With Groupon on the verge of going public, and Google, Facebook, and just about everyone else rushing to copy the idea, there’s no question that the model has been a huge hit with consumers. But there are still some questions as to just how much it helps out the businesses offering the deals. It’s essentially a loss leader model, so the success metrics can be tricky to accurately gauge. Bloomspot has a take on this model based around success — for both merchants and customers. And investors are buying into it big time — to the tune of a fresh $40 million in funding.
To be clear, Bloomspot does not orient themselves around group deals. Instead, they focus on offers from high-quality merchants looking to connect with their best customers. Said another way, they’re not looking to send deals to the masses, they’re looking to connect certain vendors with (hopefully) loyal consumers. The offers they serve are more highly tailored for specific interests and demographics. And again, they believe they’ve now nailed the model that will work.
“We’ve closed the loop on the business model,” Jasper Malcomson, Bloomspot’s CEO and co-founder, tells us. The key, is data.
Bloomspot gets permission from both their users and vendors to look at and analyze the credit card data used at places where Bloomspot is running an offer. This allows them to see not only that an offer was used, but how it did in terms of helping the vendor sell other products to the customer. Yes, they’re looking to see if the “loss leader” is actually a “loss leader”, or really just a “loss”. They then present this data back to the vendors in a fully transparent way. (Here’s a sample of what that data looks like, obviously anonymized so it could be made into a sample.)
But here’s the real key: Bloomspot uses this data to predict how much a customer is going to spend with a merchant based on the offer. And they guarantee a certain level of profitable spend. If the offer doesn’t lead to that, Bloomspot makes up the difference from their own commission. In other words, the vendor really can’t lose.
Bloomspot is comfortable enough in their model to do this (as well as make the data fully transparent). They’ve been running their specific high-quality offers for months now, so they have the data to back all of this up as well. They believe they’ll be able to accurate predict how much additional spending an offer will send to a vendor.
Okay, but why would a customer go along with this — the use of their credit card data? Because Bloomspot offers them a number of rewards for participation. First of all, if you buy a Bloomspot offer then use the same credit card with the merchant, Bloomspot will give you 25 percent back on your next offer purchase. Second, the continued use of the same credit card essentially turns it into a loyalty card for you. This helps Bloomspot show certain vendors that you’re a “great patron” that should get a special offer, beyond the ones offered to the public.
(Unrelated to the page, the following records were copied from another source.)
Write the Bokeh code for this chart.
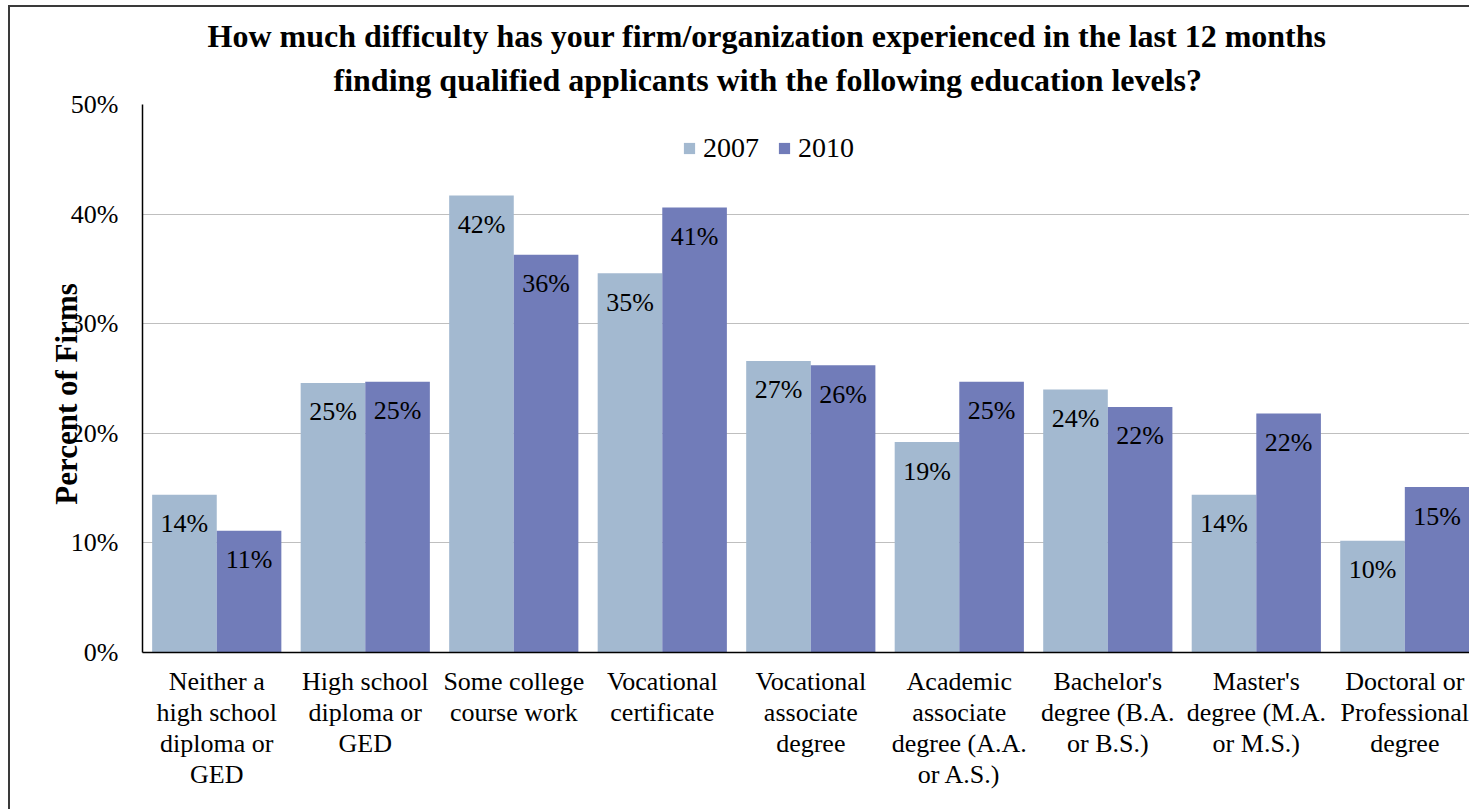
from bokeh.plotting import figure
from bokeh.models import (Range1d, FixedTicker, PrintfTickFormatter, Title,
                          Legend, LegendItem, ColumnDataSource)
from bokeh.core.properties import value
from bokeh.embed import file_html
from bokeh.resources import INLINE

# ---------------- data ----------------
categories = [
    "Neither a\nhigh school\ndiploma or\nGED",
    "High school\ndiploma or\nGED",
    "Some college\ncourse work",
    "Vocational\ncertificate",
    "Vocational\nassociate\ndegree",
    "Academic\nassociate\ndegree (A.A.\nor A.S.)",
    "Bachelor's\ndegree (B.A.\nor B.S.)",
    "Master's\ndegree (M.A.\nor M.S.)",
    "Doctoral or\nProfessional\ndegree",
]
series_names = ["2007", "2010"]
values_2007 = [14.4, 24.6, 41.7, 34.6, 26.6, 19.2, 24.0, 14.4, 10.2]
values_2010 = [11.1, 24.7, 36.3, 40.6, 26.2, 24.7, 22.4, 21.8, 15.1]
y_ticks = [0, 10, 20, 30, 40, 50]
title_lines = [
    "How much difficulty has your firm/organization experienced in the last 12 months",
    "finding qualified applicants with the following education levels?",
]
y_title = "Percent of Firms"

# ---------------- style ----------------
SERIF = "Liberation Serif"
C2007 = "#A3B9D0"
C2010 = "#717CB9"
BAR_W = 0.435

n = len(categories)
idx = list(range(n))
x07 = [i + 0.5 - BAR_W / 2 for i in idx]
x10 = [i + 0.5 + BAR_W / 2 for i in idx]

src07 = ColumnDataSource(dict(x=x07, top=values_2007,
                              lab=[f"{v:.0f}%" for v in values_2007]))
src10 = ColumnDataSource(dict(x=x10, top=values_2010,
                              lab=[f"{v:.0f}%" for v in values_2010]))

p = figure(width=1461, height=804, output_backend="svg", toolbar_location=None,
           x_range=Range1d(0, 8.949), y_range=Range1d(0, 50),
           min_border_left=132, min_border_top=97, min_border_bottom=159,
           min_border_right=0)
p.title.visible = False
p.outline_line_color = None
p.background_fill_color = "white"
p.border_fill_color = "white"
p.styles = {"margin-left": "8px", "margin-top": "5px",
            "border-top": "2px solid #3a3a3a", "border-left": "2px solid #3a3a3a"}

r07 = p.vbar(x="x", top="top", bottom=0, width=BAR_W, source=src07,
             fill_color=C2007, line_color=None)
r10 = p.vbar(x="x", top="top", bottom=0, width=BAR_W, source=src10,
             fill_color=C2010, line_color=None)

for s in (src07, src10):
    p.text(x="x", y="top", text="lab", source=s, text_align="center",
           text_baseline="middle", y_offset=29, text_font=value(SERIF),
           text_font_size="26px", text_color="black")

# grid
p.xgrid.visible = False
p.ygrid.ticker = FixedTicker(ticks=y_ticks)
p.ygrid.grid_line_color = "#BFBFBF"
p.ygrid.grid_line_width = 1

# y axis
p.yaxis.ticker = FixedTicker(ticks=y_ticks)
p.yaxis.formatter = PrintfTickFormatter(format="%d%%")
p.yaxis.major_tick_line_color = None
p.yaxis.minor_tick_line_color = None
p.yaxis.major_tick_out = 0
p.yaxis.major_label_standoff = 24
p.yaxis.major_label_text_font = SERIF
p.yaxis.major_label_text_font_size = "26px"
p.yaxis.major_label_text_color = "black"
p.yaxis.axis_line_color = "black"
p.yaxis.axis_line_width = 1.5
p.yaxis.axis_label = y_title + "\u00a0" * 4
p.yaxis.axis_label_standoff = -16
p.yaxis.axis_label_text_font = SERIF
p.yaxis.axis_label_text_font_style = "bold"
p.yaxis.axis_label_text_font_size = "31px"
p.yaxis.axis_label_text_color = "black"

# x axis
tick_pos = [i + 0.5 for i in idx]
p.xaxis.ticker = FixedTicker(ticks=tick_pos)
p.xaxis.major_label_overrides = {t: c for t, c in zip(tick_pos, categories)}
p.xaxis.major_tick_line_color = None
p.xaxis.minor_tick_line_color = None
p.xaxis.major_tick_out = 0
p.xaxis.major_label_standoff = 14
p.xaxis.major_label_text_font = SERIF
p.xaxis.major_label_text_font_size = "26px"
p.xaxis.major_label_text_line_height = 1.08
p.xaxis.major_label_text_color = "black"
p.xaxis.axis_line_color = "black"
p.xaxis.axis_line_width = 1.5

# title: two lines, first added is closest to the frame
p.add_layout(Title(text=title_lines[1], align="left", offset=191, standoff=13,
                   text_line_height=0.95,
                   text_font=SERIF, text_font_style="bold",
                   text_font_size="32px", text_color="black"), "above")
p.add_layout(Title(text=title_lines[0], align="left", offset=65, standoff=0,
                   text_font=SERIF, text_font_style="bold",
                   text_font_size="32px", text_color="black"), "above")

legend = Legend(items=[LegendItem(label=series_names[0], renderers=[r07]),
                       LegendItem(label=series_names[1], renderers=[r10])],
                location=(540, 488), orientation="horizontal",
                background_fill_alpha=0, border_line_color=None,
                padding=0, margin=0, glyph_width=14, glyph_height=14,
                label_standoff=7, spacing=18,
                label_text_font=SERIF, label_text_font_size="28px",
                label_text_color="black")
p.add_layout(legend)

open("out.html", "w").write(file_html(p, INLINE))
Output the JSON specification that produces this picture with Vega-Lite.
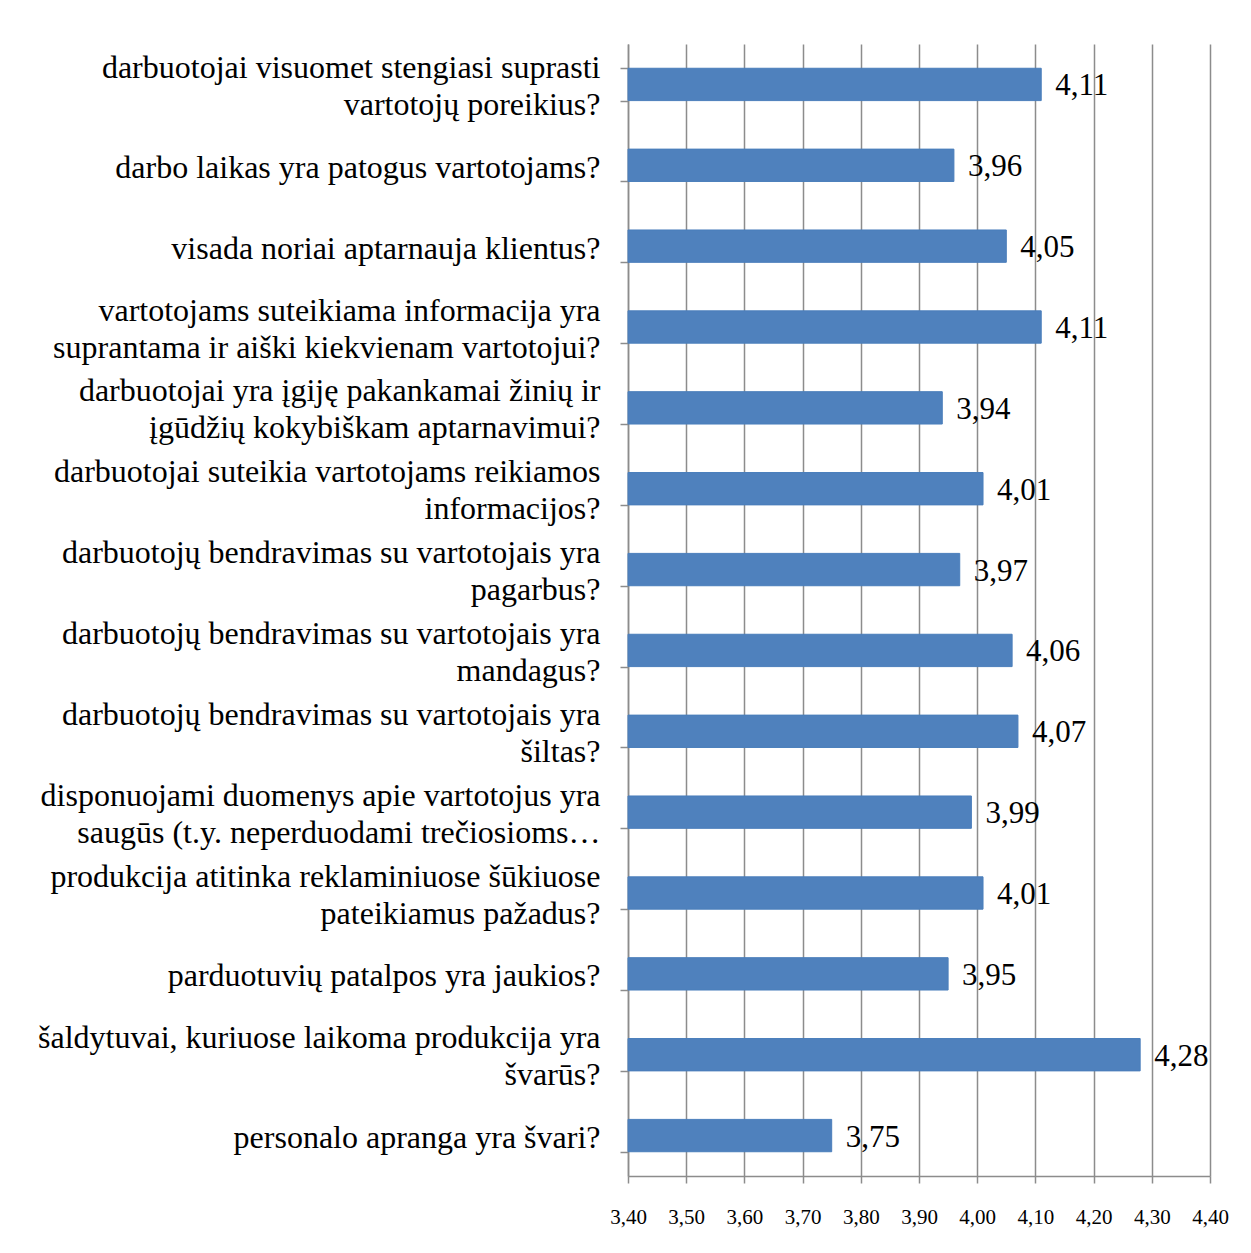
{
  "$schema": "https://vega.github.io/schema/vega-lite/v6.json",
  "autosize": {"type": "none"},
  "padding": {"left": 628, "top": 44, "right": 41, "bottom": 77},
  "width": 582,
  "height": 1132,
  "background": "white",
  "config": {
    "locale": {"number": {"decimal": ",", "thousands": " ", "grouping": [3], "currency": ["", ""]}},
    "font": "Liberation Serif",
    "view": {"stroke": null}
  },
  "data": {
    "values": [
      {"q": "darbuotojai visuomet stengiasi suprasti|vartotojų poreikius?", "v": 4.11},
      {"q": "darbo laikas yra patogus vartotojams?", "v": 3.96},
      {"q": "visada noriai aptarnauja klientus?", "v": 4.05},
      {"q": "vartotojams suteikiama informacija yra|suprantama ir aiški kiekvienam vartotojui?", "v": 4.11},
      {"q": "darbuotojai yra įgiję pakankamai žinių ir|įgūdžių kokybiškam aptarnavimui?", "v": 3.94},
      {"q": "darbuotojai suteikia vartotojams reikiamos|informacijos?", "v": 4.01},
      {"q": "darbuotojų bendravimas su vartotojais yra|pagarbus?", "v": 3.97},
      {"q": "darbuotojų bendravimas su vartotojais yra|mandagus?", "v": 4.06},
      {"q": "darbuotojų bendravimas su vartotojais yra|šiltas?", "v": 4.07},
      {"q": "disponuojami duomenys apie vartotojus yra|saugūs (t.y. neperduodami trečiosioms…", "v": 3.99},
      {"q": "produkcija atitinka reklaminiuose šūkiuose|pateikiamus pažadus?", "v": 4.01},
      {"q": "parduotuvių patalpos yra jaukios?", "v": 3.95},
      {"q": "šaldytuvai, kuriuose laikoma produkcija yra|švarūs?", "v": 4.28},
      {"q": "personalo apranga yra švari?", "v": 3.75}
    ]
  },
  "encoding": {
    "y": {
      "field": "q",
      "type": "nominal",
      "sort": null,
      "scale": {"paddingInner": 0.6, "paddingOuter": 0.3},
      "axis": {
        "title": null,
        "labelExpr": "datum.value ? split(datum.value, '|') : ''",
        "labelFont": "Liberation Serif",
        "labelFontSize": 32,
        "labelColor": "black",
        "labelLineHeight": 37,
        "labelPadding": 20,
        "labelOffset": {"condition": {"test": "datum.value && indexof(datum.value, '|') >= 0", "value": -17}, "value": 2},
        "labelLimit": 700,
        "tickBand": "extent",
        "tickSize": 8,
        "tickColor": "#8c8c8c",
        "tickWidth": 1.5,
        "domainColor": "#8c8c8c",
        "domainWidth": 1.5,
        "grid": false
      }
    },
    "x": {
      "field": "v",
      "type": "quantitative",
      "scale": {"domain": [3.4, 4.4], "zero": false, "nice": false},
      "axis": {
        "title": null,
        "values": [3.4, 3.5, 3.6, 3.7, 3.8, 3.9, 4.0, 4.1, 4.2, 4.3, 4.4],
        "format": ".2f",
        "labelFont": "Liberation Serif",
        "labelFontSize": 21,
        "labelColor": "black",
        "labelPadding": 23,
        "labelFlush": false,
        "tickSize": 7,
        "tickColor": "#8c8c8c",
        "tickWidth": 1.5,
        "domainColor": "#8c8c8c",
        "domainWidth": 1.5,
        "grid": true,
        "gridColor": "#8c8c8c",
        "gridWidth": 1.5
      }
    }
  },
  "layer": [
    {
      "mark": {"type": "bar", "color": "#4F81BD", "stroke": "#4A7EBB", "strokeWidth": 1},
      "encoding": {"x2": {"datum": 3.4}}
    },
    {
      "mark": {"type": "text", "align": "left", "baseline": "middle", "dx": 14, "dy": 2, "fontSize": 31, "color": "black", "font": "Liberation Serif"},
      "encoding": {"text": {"field": "v", "type": "quantitative", "format": ".2f"}}
    }
  ]
}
“All of this is most powerful when it’s not just about savings,” Malcomson says. “It’s a recognition system. In a way, it’s less about discounts and savings, and more about recognition and status,” he says, noting that places like Las Vegas have been doing this for decades now. If you spend a lot of money gambling, a casino will comp other things for you. “In many ways, that’s exactly what we do,” he says.
Obviously, this kind of model would not work for all businesses. But it makes sense for higher-quality ones — mainly in the restaurant, spa, and resort hotel space. “We believe this is about the quality of your customers,” Malcomson says.
As mentioned, the company has just closed their Series B round of funding. The $35 million round was co-led by InterWest Partners and Columbia Capital. Also participating are Menlo Ventures, True Ventures, QED Investors, Harrison Metal, and individuals such as Erik Blachford (former CEO of Expedia) and Gary Parsons ( former Chairman of Sirius XM Radio).
Additionally, Bloomspot closed another $5 million round of venture debt from Western Technology Investment. This gives them a robust $40 million in new capital to work with and to prove this new model works. They had previously raised around $11 million, including a $9 million Series A last September.